## Exercise
Keep the wording of each record exactly the same when you repeat it, and leave out pictures.
=======
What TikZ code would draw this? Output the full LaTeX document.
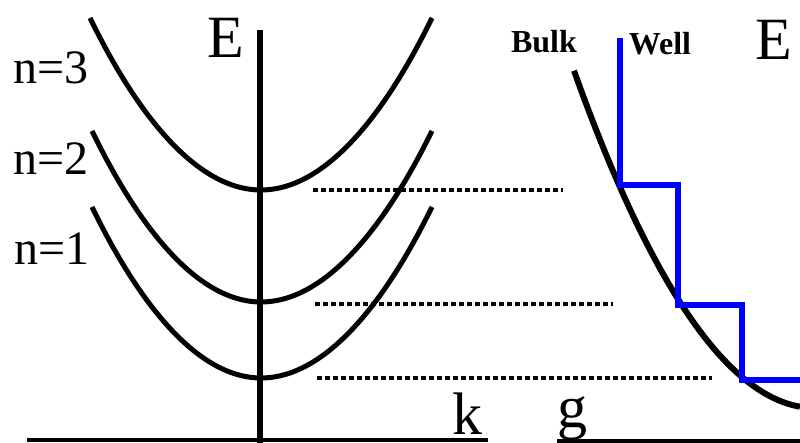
\documentclass[tikz,border=0pt]{standalone}
\usepackage{fontspec}
\setmainfont{Liberation Serif}
\begin{document}
\begin{tikzpicture}[x=0.5pt,y=-0.5pt,
    axis/.style={line width=3pt},
    baseline/.style={line width=2pt},
    band/.style={line width=2.5pt},
    bulkcurve/.style={line width=3pt},
    level/.style={line width=2pt,dash pattern=on 2.5pt off 1.5pt},
    well/.style={line width=3pt,blue},
    big/.style={font=\fontsize{30}{30}\selectfont,inner sep=0pt,anchor=base},
    quantum/.style={font=\fontsize{24}{24}\selectfont,inner sep=0pt,anchor=base},
    tag/.style={font=\fontsize{16}{16}\selectfont\bfseries,inner sep=0pt,anchor=base}]

  \useasboundingbox (0,0) rectangle (800,443);

  % --- axes: E up the middle, k and g along the bottom ---
  \draw[axis] (260,30) -- (260,443);
  \draw[baseline] (27,440) -- (488,440);
  \draw[baseline] (557,441) -- (800,441);

  % --- the three subbands n=1,2,3 ---
  \draw[band] (90,18)  parabola bend (261,190) (432,18);
  \draw[band] (92,131) parabola bend (261,302) (432,131);
  \draw[band] (92,207) parabola bend (261,378) (432,207);

  % --- band edges carried over to the density of states ---
  \draw[level] (313,190) -- (563,190);
  \draw[level] (315,304) -- (613,304);
  \draw[level] (317,378) -- (712,378);

  % --- bulk density of states and the staircase of the well ---
  \draw[bulkcurve] plot[domain=574:800,samples=60] (\x,{408-((\x-815)*0.0762)^2});
  \draw[well] (620,38) |- (678,185) |- (742,305) |- (800,380);

  % --- lettering ---
  \node[big]     (eleft)  at (226,58)  {E};
  \node[big]     (eright) at (774,60)  {E};
  \node[big]     (klab)   at (467,435) {k};
  \node[big]     (glab)   at (572,428) {g};
  \node[quantum] (nthree) at (51,84)   {n=3};
  \node[quantum] (ntwo)   at (51,175)  {n=2};
  \node[quantum] (none)   at (52,265)  {n=1};
  \node[tag]     (bulk)   at (544,53)  {Bulk};
  \node[tag]     (well)   at (660,55)  {Well};
\end{tikzpicture}
\end{document}
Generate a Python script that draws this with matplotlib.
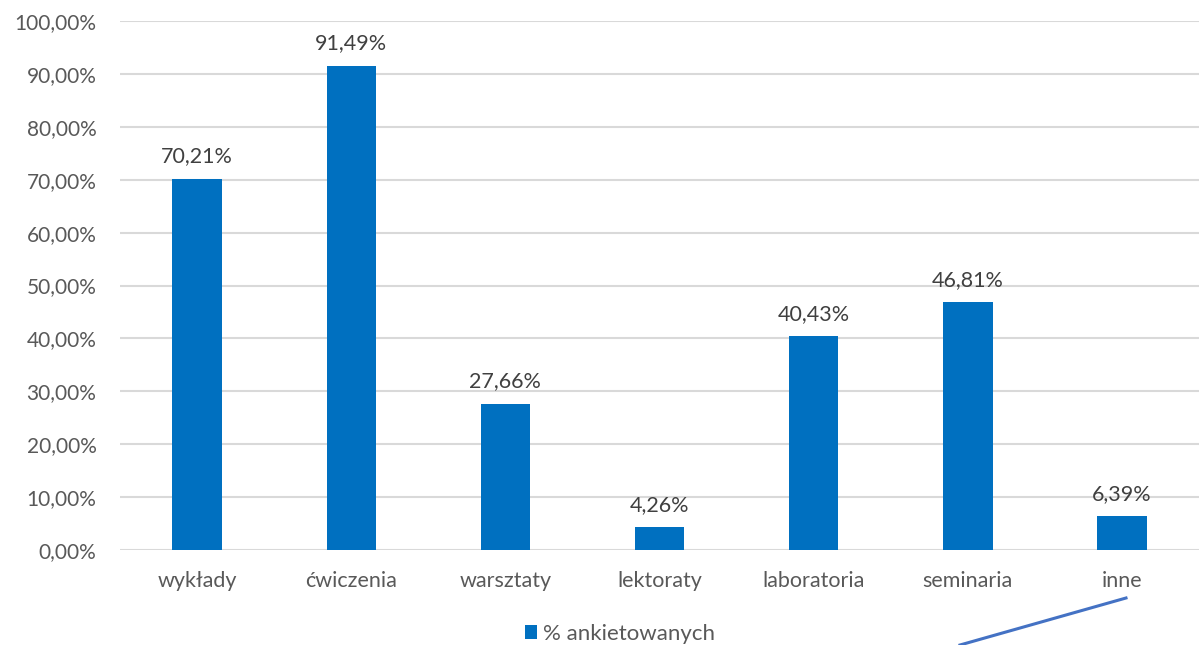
=======
## Answer below
What TikZ code would draw this? Output the full LaTeX document.
\documentclass[tikz,border=0pt]{standalone}
\usepackage{fontspec}
\setmainfont{Liberation Serif}
\begin{document}
\begin{tikzpicture}[x=0.5pt,y=-0.5pt,
    axis/.style={line width=3pt},
    baseline/.style={line width=2pt},
    band/.style={line width=2.5pt},
    bulkcurve/.style={line width=3pt},
    level/.style={line width=2pt,dash pattern=on 2.5pt off 1.5pt},
    well/.style={line width=3pt,blue},
    big/.style={font=\fontsize{30}{30}\selectfont,inner sep=0pt,anchor=base},
    quantum/.style={font=\fontsize{24}{24}\selectfont,inner sep=0pt,anchor=base},
    tag/.style={font=\fontsize{16}{16}\selectfont\bfseries,inner sep=0pt,anchor=base}]

  \useasboundingbox (0,0) rectangle (800,443);

  % --- axes: E up the middle, k and g along the bottom ---
  \draw[axis] (260,30) -- (260,443);
  \draw[baseline] (27,440) -- (488,440);
  \draw[baseline] (557,441) -- (800,441);

  % --- the three subbands n=1,2,3 ---
  \draw[band] (90,18)  parabola bend (261,190) (432,18);
  \draw[band] (92,131) parabola bend (261,302) (432,131);
  \draw[band] (92,207) parabola bend (261,378) (432,207);

  % --- band edges carried over to the density of states ---
  \draw[level] (313,190) -- (563,190);
  \draw[level] (315,304) -- (613,304);
  \draw[level] (317,378) -- (712,378);

  % --- bulk density of states and the staircase of the well ---
  \draw[bulkcurve] plot[domain=574:800,samples=60] (\x,{408-((\x-815)*0.0762)^2});
  \draw[well] (620,38) |- (678,185) |- (742,305) |- (800,380);

  % --- lettering ---
  \node[big]     (eleft)  at (226,58)  {E};
  \node[big]     (eright) at (774,60)  {E};
  \node[big]     (klab)   at (467,435) {k};
  \node[big]     (glab)   at (572,428) {g};
  \node[quantum] (nthree) at (51,84)   {n=3};
  \node[quantum] (ntwo)   at (51,175)  {n=2};
  \node[quantum] (none)   at (52,265)  {n=1};
  \node[tag]     (bulk)   at (544,53)  {Bulk};
  \node[tag]     (well)   at (660,55)  {Well};
\end{tikzpicture}
\end{document}
Generate a Python script that draws this with matplotlib.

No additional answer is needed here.